- Written request:
Everything from the first line down to the line containing "XAxis, YAxis, CartesianGrid" is to be retyped exactly, both ends included, with pictures left out.

————————

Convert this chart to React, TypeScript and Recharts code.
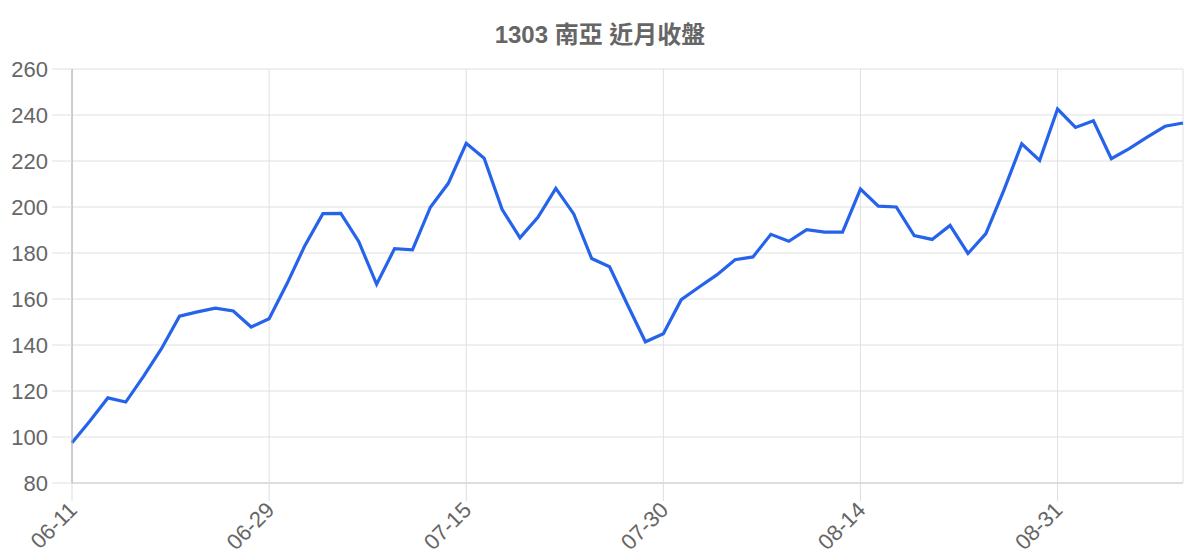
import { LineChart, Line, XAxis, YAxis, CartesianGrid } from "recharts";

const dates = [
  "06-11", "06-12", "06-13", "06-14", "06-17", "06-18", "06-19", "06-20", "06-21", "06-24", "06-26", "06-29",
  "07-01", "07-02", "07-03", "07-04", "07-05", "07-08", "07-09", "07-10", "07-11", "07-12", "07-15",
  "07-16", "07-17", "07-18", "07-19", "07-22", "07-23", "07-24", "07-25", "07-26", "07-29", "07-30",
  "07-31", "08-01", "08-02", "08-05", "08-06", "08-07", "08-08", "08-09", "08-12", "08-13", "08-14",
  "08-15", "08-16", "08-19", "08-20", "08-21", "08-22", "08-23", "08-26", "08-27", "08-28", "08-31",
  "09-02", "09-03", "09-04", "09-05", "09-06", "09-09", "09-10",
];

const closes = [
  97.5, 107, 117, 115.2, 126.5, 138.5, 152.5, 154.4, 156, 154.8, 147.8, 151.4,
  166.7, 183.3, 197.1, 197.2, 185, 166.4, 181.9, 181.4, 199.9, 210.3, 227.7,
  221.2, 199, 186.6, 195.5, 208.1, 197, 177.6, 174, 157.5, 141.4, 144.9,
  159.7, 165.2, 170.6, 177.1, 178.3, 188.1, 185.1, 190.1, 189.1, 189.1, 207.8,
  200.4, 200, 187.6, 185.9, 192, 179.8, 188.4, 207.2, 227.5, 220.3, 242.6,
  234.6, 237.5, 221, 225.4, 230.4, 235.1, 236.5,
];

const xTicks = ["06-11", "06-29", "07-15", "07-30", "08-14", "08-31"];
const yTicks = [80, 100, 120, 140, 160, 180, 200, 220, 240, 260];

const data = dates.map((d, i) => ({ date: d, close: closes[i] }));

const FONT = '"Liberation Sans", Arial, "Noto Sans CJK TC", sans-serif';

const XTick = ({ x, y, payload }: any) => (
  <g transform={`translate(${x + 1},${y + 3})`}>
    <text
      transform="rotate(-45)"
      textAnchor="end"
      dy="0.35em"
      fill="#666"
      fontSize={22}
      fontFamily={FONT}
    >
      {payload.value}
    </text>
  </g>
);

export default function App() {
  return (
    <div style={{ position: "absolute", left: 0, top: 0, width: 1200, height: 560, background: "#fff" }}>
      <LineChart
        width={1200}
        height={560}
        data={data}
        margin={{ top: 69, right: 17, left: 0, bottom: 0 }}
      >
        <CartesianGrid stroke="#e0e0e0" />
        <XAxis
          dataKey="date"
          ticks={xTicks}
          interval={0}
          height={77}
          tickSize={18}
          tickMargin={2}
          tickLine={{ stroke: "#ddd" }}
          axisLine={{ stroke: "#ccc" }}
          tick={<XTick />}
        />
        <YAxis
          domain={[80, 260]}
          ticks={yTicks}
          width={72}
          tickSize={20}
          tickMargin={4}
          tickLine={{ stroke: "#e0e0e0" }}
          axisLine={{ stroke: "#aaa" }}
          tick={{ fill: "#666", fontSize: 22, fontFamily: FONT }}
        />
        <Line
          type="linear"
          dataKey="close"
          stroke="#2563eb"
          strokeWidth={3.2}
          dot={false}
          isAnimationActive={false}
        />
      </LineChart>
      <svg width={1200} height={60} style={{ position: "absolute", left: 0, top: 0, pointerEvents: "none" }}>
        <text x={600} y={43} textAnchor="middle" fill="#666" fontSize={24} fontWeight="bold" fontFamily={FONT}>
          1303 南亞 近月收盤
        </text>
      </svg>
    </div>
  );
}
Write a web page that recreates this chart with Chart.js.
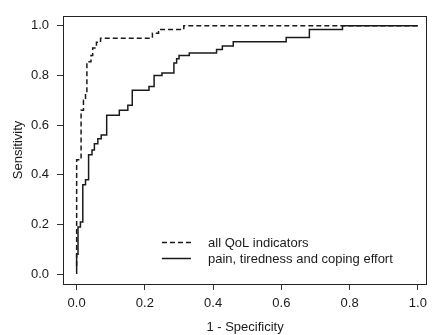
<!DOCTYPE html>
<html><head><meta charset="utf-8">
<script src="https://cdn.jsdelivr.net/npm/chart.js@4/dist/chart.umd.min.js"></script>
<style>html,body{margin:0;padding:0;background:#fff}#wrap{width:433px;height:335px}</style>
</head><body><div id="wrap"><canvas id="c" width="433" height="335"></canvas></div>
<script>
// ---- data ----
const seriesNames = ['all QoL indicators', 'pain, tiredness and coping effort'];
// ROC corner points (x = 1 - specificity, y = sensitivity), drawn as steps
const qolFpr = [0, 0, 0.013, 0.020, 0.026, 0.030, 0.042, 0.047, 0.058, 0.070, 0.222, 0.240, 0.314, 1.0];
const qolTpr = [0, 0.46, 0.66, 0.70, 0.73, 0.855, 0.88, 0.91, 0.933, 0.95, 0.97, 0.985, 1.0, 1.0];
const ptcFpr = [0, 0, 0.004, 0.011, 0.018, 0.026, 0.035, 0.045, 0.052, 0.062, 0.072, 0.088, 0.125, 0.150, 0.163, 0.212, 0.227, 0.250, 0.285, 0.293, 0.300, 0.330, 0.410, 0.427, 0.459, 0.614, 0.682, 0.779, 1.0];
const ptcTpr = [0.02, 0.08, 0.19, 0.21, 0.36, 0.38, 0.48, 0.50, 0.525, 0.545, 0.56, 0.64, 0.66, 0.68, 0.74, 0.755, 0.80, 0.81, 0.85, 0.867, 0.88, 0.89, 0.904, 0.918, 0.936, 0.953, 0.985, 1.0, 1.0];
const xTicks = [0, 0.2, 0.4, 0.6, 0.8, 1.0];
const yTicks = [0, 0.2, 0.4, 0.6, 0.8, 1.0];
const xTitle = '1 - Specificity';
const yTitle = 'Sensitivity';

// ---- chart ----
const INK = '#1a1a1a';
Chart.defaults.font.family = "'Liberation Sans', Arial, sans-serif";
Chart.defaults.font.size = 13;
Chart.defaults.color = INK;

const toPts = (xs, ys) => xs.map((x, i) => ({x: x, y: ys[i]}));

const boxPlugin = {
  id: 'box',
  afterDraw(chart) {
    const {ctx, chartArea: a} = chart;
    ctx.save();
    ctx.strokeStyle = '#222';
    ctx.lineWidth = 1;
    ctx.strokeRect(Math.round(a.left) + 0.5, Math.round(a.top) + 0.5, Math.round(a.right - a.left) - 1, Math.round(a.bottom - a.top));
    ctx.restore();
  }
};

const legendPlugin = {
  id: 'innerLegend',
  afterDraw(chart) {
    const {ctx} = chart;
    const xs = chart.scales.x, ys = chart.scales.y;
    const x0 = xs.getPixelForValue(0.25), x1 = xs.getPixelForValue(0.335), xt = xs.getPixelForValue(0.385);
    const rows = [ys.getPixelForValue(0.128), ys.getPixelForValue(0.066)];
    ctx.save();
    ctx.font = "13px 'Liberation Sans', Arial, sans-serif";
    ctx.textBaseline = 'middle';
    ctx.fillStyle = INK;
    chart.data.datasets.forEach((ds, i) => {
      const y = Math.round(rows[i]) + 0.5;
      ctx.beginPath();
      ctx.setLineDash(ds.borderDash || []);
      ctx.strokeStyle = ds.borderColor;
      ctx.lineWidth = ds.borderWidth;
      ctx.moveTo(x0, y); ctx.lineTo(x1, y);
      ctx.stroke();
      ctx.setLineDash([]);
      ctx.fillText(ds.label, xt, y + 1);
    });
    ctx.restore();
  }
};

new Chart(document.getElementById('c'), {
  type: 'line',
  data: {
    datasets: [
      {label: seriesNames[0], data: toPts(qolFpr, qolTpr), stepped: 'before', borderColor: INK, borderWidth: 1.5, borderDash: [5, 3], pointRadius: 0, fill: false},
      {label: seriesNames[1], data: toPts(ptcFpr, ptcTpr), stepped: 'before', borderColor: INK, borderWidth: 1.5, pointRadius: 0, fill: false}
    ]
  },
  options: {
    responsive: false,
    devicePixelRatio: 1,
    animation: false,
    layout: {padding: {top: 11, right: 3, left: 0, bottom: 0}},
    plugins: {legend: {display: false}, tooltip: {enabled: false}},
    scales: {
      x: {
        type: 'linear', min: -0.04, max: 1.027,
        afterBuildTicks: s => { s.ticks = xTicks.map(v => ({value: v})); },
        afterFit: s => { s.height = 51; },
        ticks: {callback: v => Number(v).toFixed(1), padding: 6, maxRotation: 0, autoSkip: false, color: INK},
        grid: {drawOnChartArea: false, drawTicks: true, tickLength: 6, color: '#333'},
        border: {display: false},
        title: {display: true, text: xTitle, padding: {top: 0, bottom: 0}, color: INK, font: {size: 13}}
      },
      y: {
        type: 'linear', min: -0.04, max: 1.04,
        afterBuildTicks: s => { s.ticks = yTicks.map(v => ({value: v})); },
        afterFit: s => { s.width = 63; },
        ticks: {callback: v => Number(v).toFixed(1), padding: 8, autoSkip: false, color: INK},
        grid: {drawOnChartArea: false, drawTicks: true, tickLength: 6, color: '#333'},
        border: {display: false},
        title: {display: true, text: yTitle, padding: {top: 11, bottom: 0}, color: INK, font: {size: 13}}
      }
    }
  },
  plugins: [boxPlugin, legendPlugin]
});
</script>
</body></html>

————————

- Response to this exercise:
Convert this chart to React, TypeScript and Recharts code.
import { LineChart, Line, XAxis, YAxis, CartesianGrid } from "recharts";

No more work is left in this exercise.